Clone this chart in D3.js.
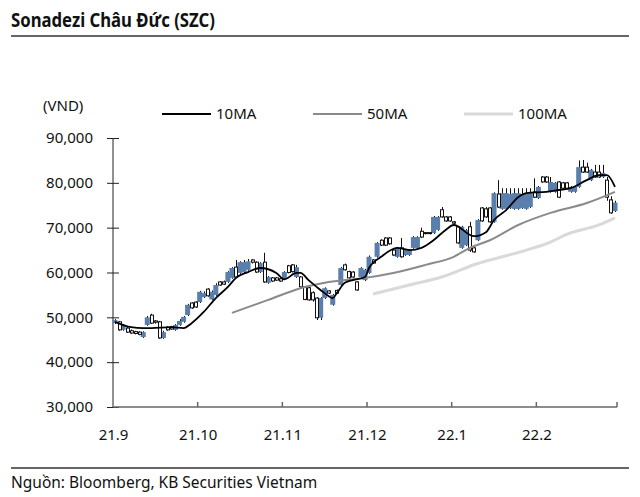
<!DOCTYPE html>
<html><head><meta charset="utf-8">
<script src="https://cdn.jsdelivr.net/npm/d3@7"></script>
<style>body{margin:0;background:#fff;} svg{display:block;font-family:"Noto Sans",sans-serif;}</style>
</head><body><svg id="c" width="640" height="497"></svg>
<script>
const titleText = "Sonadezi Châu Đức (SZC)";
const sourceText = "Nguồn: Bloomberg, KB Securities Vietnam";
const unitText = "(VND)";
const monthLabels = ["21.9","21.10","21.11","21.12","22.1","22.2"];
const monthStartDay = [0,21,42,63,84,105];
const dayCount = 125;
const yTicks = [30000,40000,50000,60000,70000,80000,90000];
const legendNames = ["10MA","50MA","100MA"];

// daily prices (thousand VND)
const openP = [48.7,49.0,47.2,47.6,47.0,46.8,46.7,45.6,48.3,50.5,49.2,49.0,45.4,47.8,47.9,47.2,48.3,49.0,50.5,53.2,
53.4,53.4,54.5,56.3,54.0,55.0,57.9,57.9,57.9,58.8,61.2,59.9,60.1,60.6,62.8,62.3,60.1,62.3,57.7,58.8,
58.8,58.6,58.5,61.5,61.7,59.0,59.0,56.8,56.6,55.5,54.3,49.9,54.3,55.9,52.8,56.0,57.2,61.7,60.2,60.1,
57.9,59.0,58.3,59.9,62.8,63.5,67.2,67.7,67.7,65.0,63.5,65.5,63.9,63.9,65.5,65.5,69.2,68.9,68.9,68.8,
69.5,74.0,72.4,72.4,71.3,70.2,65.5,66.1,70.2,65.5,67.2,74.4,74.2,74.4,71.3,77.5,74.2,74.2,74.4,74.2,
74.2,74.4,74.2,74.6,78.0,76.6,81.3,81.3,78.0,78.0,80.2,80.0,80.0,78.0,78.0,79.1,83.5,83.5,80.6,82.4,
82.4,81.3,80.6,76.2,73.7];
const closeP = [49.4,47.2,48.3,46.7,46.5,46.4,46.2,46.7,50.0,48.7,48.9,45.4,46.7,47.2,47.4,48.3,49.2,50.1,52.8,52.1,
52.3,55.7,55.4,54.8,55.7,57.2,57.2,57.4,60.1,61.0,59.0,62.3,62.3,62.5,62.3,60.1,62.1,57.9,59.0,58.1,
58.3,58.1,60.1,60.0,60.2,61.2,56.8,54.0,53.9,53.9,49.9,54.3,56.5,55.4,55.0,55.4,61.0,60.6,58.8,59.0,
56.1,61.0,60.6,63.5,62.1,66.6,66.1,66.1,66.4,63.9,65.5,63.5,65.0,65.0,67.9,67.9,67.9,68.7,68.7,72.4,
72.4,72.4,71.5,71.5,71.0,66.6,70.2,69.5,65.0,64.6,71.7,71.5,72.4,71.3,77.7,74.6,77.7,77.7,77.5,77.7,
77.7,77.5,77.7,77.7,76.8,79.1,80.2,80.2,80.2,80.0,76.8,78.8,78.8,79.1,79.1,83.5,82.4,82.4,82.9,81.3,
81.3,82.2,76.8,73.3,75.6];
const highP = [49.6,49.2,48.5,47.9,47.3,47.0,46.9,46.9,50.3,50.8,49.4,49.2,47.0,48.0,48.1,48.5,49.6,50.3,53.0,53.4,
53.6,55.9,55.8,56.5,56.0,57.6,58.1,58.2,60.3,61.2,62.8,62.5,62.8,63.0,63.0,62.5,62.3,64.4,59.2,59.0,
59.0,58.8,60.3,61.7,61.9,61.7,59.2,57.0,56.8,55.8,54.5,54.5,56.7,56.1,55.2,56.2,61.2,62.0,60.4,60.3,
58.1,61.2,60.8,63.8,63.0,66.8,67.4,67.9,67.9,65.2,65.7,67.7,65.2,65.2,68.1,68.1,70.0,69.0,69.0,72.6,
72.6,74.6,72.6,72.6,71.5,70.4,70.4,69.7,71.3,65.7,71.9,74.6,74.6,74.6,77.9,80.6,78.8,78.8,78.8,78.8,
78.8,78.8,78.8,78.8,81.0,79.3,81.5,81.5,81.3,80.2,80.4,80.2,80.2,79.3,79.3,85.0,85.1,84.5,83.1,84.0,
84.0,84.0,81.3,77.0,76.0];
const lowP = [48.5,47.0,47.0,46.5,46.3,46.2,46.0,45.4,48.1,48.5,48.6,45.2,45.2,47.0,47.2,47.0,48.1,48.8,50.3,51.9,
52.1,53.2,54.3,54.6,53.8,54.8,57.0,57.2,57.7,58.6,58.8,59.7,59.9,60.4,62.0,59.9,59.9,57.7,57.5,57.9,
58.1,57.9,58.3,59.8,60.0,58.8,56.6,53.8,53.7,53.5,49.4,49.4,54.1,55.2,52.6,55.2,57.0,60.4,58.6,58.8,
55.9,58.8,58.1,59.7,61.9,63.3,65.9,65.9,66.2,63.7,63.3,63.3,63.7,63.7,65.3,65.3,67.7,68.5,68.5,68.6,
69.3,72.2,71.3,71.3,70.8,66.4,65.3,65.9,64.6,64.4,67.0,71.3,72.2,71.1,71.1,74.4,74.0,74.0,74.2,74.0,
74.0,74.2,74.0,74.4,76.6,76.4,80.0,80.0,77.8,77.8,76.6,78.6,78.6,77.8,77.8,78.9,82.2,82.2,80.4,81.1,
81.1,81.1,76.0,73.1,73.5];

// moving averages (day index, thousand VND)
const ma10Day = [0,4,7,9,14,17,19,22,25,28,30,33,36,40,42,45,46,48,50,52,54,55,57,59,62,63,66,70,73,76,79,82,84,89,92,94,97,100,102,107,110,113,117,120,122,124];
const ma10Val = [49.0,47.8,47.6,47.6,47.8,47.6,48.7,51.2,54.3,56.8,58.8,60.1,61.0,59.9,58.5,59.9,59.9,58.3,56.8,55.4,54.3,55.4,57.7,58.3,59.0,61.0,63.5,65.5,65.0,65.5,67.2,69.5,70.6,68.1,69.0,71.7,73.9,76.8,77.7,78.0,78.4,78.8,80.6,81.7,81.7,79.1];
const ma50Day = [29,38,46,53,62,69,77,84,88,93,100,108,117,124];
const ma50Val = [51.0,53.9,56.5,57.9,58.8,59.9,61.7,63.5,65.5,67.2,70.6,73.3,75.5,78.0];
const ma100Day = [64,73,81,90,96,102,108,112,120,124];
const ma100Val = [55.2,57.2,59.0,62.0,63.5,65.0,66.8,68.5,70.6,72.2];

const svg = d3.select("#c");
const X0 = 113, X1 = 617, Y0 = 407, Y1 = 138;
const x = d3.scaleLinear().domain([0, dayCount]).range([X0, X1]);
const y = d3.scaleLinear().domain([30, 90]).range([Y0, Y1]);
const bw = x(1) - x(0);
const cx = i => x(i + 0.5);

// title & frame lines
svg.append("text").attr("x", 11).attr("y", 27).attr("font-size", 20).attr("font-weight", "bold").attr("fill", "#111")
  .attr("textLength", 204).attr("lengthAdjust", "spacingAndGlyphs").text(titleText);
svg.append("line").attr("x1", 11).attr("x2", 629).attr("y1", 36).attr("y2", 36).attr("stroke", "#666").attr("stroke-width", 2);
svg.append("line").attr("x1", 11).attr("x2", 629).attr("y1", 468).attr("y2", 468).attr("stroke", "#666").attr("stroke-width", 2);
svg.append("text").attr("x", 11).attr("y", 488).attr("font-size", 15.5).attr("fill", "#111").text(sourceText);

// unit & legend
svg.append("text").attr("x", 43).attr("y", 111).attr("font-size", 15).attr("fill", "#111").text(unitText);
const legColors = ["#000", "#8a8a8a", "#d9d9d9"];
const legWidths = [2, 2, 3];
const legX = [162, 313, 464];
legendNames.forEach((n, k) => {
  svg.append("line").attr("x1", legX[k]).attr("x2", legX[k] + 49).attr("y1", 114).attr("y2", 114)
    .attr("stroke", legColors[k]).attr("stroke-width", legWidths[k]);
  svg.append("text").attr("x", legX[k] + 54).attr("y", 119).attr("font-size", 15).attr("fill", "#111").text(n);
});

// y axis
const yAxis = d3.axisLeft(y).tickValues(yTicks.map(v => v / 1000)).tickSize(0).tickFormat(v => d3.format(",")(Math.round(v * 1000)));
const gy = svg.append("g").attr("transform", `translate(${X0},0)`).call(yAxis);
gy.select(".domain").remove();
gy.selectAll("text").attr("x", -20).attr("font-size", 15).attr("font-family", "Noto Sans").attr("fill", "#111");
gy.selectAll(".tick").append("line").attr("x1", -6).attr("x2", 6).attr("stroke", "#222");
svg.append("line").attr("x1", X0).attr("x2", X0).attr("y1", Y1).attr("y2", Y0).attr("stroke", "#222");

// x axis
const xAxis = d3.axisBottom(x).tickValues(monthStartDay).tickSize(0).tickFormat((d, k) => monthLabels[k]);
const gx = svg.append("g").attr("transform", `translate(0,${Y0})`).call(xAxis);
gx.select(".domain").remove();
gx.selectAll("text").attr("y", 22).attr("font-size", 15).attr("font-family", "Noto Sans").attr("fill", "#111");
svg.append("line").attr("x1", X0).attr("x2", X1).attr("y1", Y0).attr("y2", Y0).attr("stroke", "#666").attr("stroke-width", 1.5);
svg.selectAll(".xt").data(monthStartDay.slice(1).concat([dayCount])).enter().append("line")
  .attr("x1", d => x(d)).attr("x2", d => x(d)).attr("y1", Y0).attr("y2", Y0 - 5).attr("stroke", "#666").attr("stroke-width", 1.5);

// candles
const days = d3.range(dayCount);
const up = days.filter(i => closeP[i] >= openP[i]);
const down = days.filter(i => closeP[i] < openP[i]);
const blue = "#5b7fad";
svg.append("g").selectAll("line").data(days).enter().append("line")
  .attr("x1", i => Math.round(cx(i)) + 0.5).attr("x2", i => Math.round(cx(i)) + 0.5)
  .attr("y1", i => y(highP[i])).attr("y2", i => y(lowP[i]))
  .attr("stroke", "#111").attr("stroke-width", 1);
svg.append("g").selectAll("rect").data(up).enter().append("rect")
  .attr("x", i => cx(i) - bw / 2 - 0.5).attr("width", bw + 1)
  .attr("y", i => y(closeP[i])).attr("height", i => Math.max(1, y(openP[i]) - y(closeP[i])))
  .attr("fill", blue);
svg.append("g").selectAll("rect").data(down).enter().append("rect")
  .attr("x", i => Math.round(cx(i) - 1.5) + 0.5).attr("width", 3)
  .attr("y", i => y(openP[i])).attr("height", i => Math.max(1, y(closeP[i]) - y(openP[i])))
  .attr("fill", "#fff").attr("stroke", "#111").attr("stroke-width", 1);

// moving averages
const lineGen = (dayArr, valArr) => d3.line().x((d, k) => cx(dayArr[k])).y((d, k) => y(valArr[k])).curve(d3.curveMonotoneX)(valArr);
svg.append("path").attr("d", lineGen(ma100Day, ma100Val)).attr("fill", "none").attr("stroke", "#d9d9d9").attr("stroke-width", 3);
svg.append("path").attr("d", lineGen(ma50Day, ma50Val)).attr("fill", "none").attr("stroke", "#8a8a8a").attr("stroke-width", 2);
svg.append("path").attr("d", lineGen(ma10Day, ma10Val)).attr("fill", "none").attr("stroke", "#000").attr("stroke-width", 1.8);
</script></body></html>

==

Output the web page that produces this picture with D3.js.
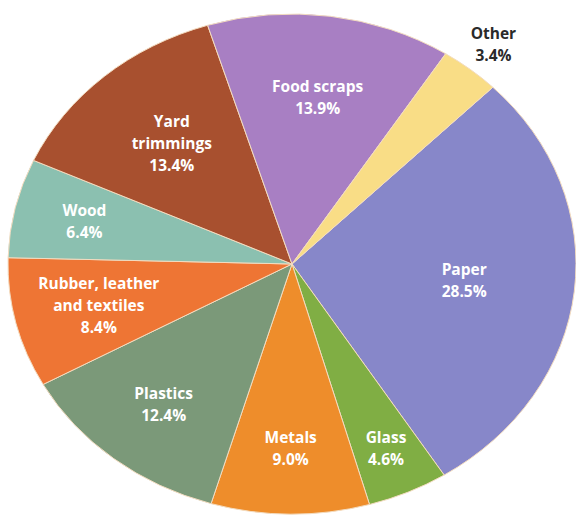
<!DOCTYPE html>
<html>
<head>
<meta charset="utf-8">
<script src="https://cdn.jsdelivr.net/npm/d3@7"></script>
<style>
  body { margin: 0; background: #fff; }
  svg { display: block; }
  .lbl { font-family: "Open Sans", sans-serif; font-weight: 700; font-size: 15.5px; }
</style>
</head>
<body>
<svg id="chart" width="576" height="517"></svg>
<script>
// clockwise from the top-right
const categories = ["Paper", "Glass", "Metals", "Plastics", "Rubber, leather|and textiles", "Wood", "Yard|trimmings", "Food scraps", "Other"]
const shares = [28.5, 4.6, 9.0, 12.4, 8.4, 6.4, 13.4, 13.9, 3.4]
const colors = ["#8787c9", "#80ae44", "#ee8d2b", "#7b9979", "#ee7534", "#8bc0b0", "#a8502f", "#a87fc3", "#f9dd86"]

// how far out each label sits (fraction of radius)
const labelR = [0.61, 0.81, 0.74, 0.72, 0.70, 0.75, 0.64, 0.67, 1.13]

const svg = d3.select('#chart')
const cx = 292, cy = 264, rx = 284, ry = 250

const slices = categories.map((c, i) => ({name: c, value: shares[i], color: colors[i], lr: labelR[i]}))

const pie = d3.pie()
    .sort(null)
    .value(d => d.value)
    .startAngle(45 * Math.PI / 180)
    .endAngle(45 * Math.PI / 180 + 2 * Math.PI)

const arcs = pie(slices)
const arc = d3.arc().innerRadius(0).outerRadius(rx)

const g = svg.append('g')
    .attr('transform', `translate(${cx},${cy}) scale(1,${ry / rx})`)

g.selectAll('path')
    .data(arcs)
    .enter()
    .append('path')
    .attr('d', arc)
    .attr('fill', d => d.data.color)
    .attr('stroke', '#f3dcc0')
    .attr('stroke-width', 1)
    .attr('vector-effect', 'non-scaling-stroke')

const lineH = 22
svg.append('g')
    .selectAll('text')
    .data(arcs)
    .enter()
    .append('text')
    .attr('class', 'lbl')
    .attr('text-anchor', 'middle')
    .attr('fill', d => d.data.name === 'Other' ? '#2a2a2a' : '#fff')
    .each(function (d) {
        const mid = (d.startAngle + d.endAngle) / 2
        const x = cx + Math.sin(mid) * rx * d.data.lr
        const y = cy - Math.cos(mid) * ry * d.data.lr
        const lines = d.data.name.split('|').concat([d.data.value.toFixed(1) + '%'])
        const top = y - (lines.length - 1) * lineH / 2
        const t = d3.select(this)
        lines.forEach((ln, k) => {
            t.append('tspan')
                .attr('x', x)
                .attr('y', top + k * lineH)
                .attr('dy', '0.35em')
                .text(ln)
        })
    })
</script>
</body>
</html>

WHAT YOU NEED TO DO:
Collect the lines that hold "this".

WRITTEN SOLUTION:
Clone this chart in D3.js.
Output the web page that produces this picture with D3.js.
        const t = d3.select(this)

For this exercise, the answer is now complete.